There are lots of eventualities which could occur. One scenario, the “no deal” option, would involve Britain crashing out of the EU without any sort of withdrawal agreement in place. Other possibilities could include an implementation of the deal currently being negotiated, while a new deal altogether – potentially negotiated by a new prime minister – may even occur. But no matter what the outcome, it will pay off for British businesses to be prepared for any sort of Brexit outcome. This article will explore what financial issues Britain’s firms might face regardless of what the eventual Brexit deal looks like.

Import and export

Perhaps the most pressing financial issue for many British businesses in relation to Brexit is import and export. Supply chains for lots of UK firms have a European element somewhere: in some cases, a crucial component or ingredient might come from an EU nation, for example, while in other cases the whole product is shipped from Europe to be sold by a British firm.
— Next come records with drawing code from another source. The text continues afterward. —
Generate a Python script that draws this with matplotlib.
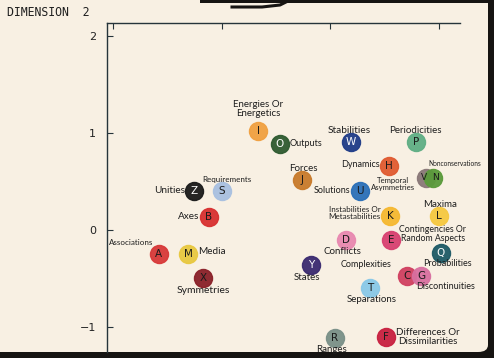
import matplotlib
matplotlib.use("Agg")
import matplotlib.pyplot as plt
from matplotlib.patches import Rectangle, FancyBboxPatch

# hand drawn MDS style map, dimension 1 (no labels) vs dimension 2
letters = ["I", "O", "W", "P", "H", "V", "N", "J", "U", "Z", "S", "B", "K", "L",
           "D", "E", "A", "M", "Q", "Y", "C", "G", "X", "T", "R", "F"]
names = ["Energies Or\nEnergetics", "Outputs", "Stabilities", "Periodicities",
         "Dynamics", "Temporal\nAsymmetries", "Nonconservations", "Forces",
         "Solutions", "Unities", "Requirements", "Axes",
         "Instabilities Or\nMetastabilities", "Maxima", "Conflicts",
         "Contingencies Or\nRandom Aspects", "Associations", "Media",
         "Probabilities", "States", "Complexities", "Discontinuities",
         "Symmetries", "Separations", "Ranges", "Differences Or\nDissimilarities"]
dim1 = [-0.666, -0.464, 0.19, 0.787, 0.539, 0.88, 0.944, -0.261, 0.272, -1.255,
        -0.997, -1.117, 0.548, 1.0, 0.144, 0.557, -1.577, -1.31, 1.017, -0.178,
        0.705, 0.833, -1.172, 0.364, 0.042, 0.512]
dim2 = [1.021, 0.887, 0.907, 0.907, 0.660, 0.536, 0.536, 0.515, 0.402, 0.402,
        0.402, 0.134, 0.144, 0.144, -0.103, -0.103, -0.247, -0.247, -0.237, -0.361,
        -0.474, -0.474, -0.495, -0.598, -1.113, -1.103]
yticks = [2, 1, 0, -1]
xticks = [-2, -1, 0, 1]

colors = ["#f0a040", "#2e5a30", "#1f3c88", "#5fae84", "#e05a30", "#8a7878", "#5a9a3a",
          "#c87a2a", "#2a6fb8", "#1a1a1a", "#a8c0e0", "#d83030", "#f5b830", "#f5c840",
          "#e888b0", "#d84070", "#d83838", "#e8c840", "#1e5a66", "#3a2a70",
          "#d04060", "#d870a0", "#8a2028", "#88c8e8", "#7a9088", "#c82040"]
dark = {"W", "Z", "Y", "O", "Q"}
# small nudges of the letters inside circles that overlap
nudge = {"V": -2, "N": 2}

# label offsets in pixels (dx right, dy down), ha, fontsize
offs = {
    "I": (0, -22, "center", 7), "O": (10, 0, "left", 6.5), "W": (-2, -12, "center", 7.3),
    "P": (-1, -12, "center", 7), "H": (-9, -1, "right", 6.5), "V": (-11, 6, "right", 5.6),
    "N": (22, -14, "center", 4.8), "J": (1, -12, "center", 7), "U": (-10, 0, "right", 6.5),
    "Z": (-9, 0, "right", 7.2), "S": (5, -11, "center", 5.8), "B": (-10, 0, "right", 7.2),
    "K": (-9, -3, "right", 5.8), "L": (1, -12, "center", 7), "D": (-4, 12, "center", 7),
    "E": (42, -6, "center", 6.3), "A": (-28, -11, "center", 5.8), "M": (10, -2, "left", 7.2),
    "Q": (6, 11, "center", 6.5), "Y": (-4, 13, "center", 7), "C": (-41, -11, "center", 6.5),
    "G": (25, 11, "center", 6.5), "X": (0, 13, "center", 7.5), "T": (2, 12, "center", 7),
    "R": (-3, 12, "center", 7), "F": (10, 0, "left", 7),
}

W, H = 494, 358
paper = "#f8f0e3"
ink = "#26343a"

fig = plt.figure(figsize=(W / 100, H / 100), dpi=100)
fig.patch.set_facecolor("#161412")

def fx(px):
    return px / W

def fy(py):
    return 1 - py / H

# paper sheet with rounded right corners
fig.patches.append(FancyBboxPatch((fx(-20), fy(352)), fx(508), fy(-20) - fy(352),
                                  boxstyle="round,pad=0,rounding_size=0.02",
                                  transform=fig.transFigure, facecolor=paper,
                                  edgecolor="none", zorder=-3))
fig.patches.append(Rectangle((fx(200), fy(2.5)), fx(294), 2.5 / H, transform=fig.transFigure,
                             facecolor="#161412", edgecolor="none", zorder=-2))
fig.lines.append(plt.Line2D([fx(232), fx(262), fx(280), fx(290)],
                            [fy(7), fy(7), fy(5), fy(0)], transform=fig.transFigure,
                            color="#161412", lw=2.2, zorder=-2))

ax = fig.add_axes([fx(107), fy(352), fx(353), (352 - 23) / H])
ax.set_zorder(2)
ax.set_facecolor("none")
ax.set_xlim(-2.055, 1.192)
ax.set_ylim(-1.258, 2.134)

for sp in ["right", "bottom"]:
    ax.spines[sp].set_visible(False)
for sp in ["left", "top"]:
    ax.spines[sp].set_color(ink)
    ax.spines[sp].set_linewidth(1.0)

ax.set_yticks(yticks)
ax.set_yticklabels([str(v) if v >= 0 else "\u2212" + str(-v) for v in yticks])
ax.set_xticks(xticks)
ax.tick_params(axis="y", direction="in", length=4, width=0.8, color=ink,
               labelsize=8, labelcolor="#222222", pad=8)
ax.tick_params(axis="x", direction="in", length=4, width=0.8, color=ink,
               top=True, bottom=False, labeltop=False, labelbottom=False)

for i, let in enumerate(letters):
    ax.plot(dim1[i], dim2[i], "o", ms=13, color=colors[i], mec=colors[i],
            alpha=0.95, zorder=3)
    tc = "white" if let in dark else "#1a1a1a"
    ax.annotate(let, (dim1[i], dim2[i]), xytext=(nudge.get(let, 0), 0),
                textcoords="offset pixels", ha="center", va="center",
                fontsize=7.5 if let not in nudge else 6.5, color=tc, zorder=4)
    dx, dy, ha, fs = offs[let]
    ax.annotate(names[i], (dim1[i], dim2[i]), xytext=(dx, -dy),
                textcoords="offset pixels", ha=ha, va="center", fontsize=fs,
                family="Lato", color="#1e1e1e", linespacing=0.9,
                multialignment="center", zorder=5)

fig.text(fx(7), fy(13), "DIMENSION  2", family="DejaVu Sans Mono", fontsize=8.3,
         color="#1e1e1e", va="center", ha="left")

fig.savefig("out.png", dpi=100, facecolor=fig.get_facecolor())
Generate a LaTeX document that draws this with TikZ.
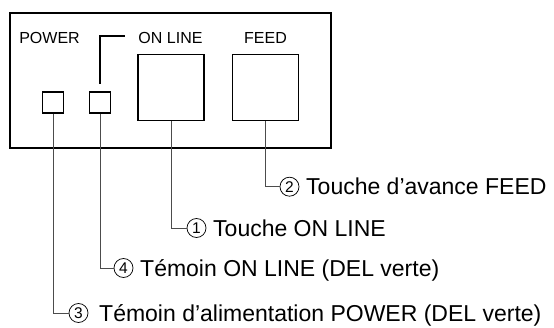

There has been talk in the news of the possibility of queues for goods at British border checkpoints when Brexit occurs – and even if a deal is reached, it’s possible that this will be non-comprehensive or last-minute and hence cause queues. Firms that need a certain item may have to buy more expensive alternatives from other locations in order to keep operating while the Brexit uncertainty is navigated.

Currency problems

The currency market is another major financial area in which Brexit could cause problems. International money transfer is always a volatile game: variations exist all the time, and a currency like a pound can be strong one day and then significantly drop in value the next. But so far, there’s been strong evidence to suggest that Brexit could lead to even more havoc.

Often, the reason for this has been uncertainty. If a leader or government is at increased risk of being toppled, say, uncertainty has the power to persuade forex traders to invest elsewhere. When former British foreign secretary Boris Johnson resigned from the Cabinet over disagreements to do with the Brexit negotiations, for example, the value of the British pound went down almost 1%. Political events, then, are often seen as having the power to alter a currency’s market rate. General elections can also affect values significantly, and if Theresa May’s government is toppled then businesses may find that the value of their pound-based revenues or reserves plummets.

Bureaucracy and regulation

At the moment, all British businesses are bound by certain European Union rules and regulations. What happens in the aftermath of Brexit is currently unclear: these regulations could be extended temporarily while a deal is thrashed out, or they could be adopted into British law wholesale. In any case, it’s advisable for businesses to assume that they will have to continue to abide by them until told otherwise: anything else is, in essence, only guesswork. Assuming that expenditure will fall, and revenues will rise because a particular European regulation will go out of the window is a risky approach that could backfire.

Some businesses, however, may not realise that the regulations they have to follow are from the EU. These rules and regulations are plentiful, and they affect almost every area and sector of an industry. Take food labelling: under EU rules, foodstuff labels have to be printed according to rules like a minimum font and with allergen information clearly displayed. This affects all sorts of British businesses in the food supply chain, and if this regulatory burden is reduced after Brexit then it could well lead to some saved cash thanks to less red tape. But as is the case with the whole Brexit debate, businesses will simply need to wait and see.

As yet, Brexit is still an unknown quantity. It’s not certain exactly how the process will play out – or what the financial consequences might be for Britain’s private sector. But it’s wise to prepare for all possible eventualities: from changes in regulation to issues around currency transactions, covering all possible Brexit bases is certainly a good idea.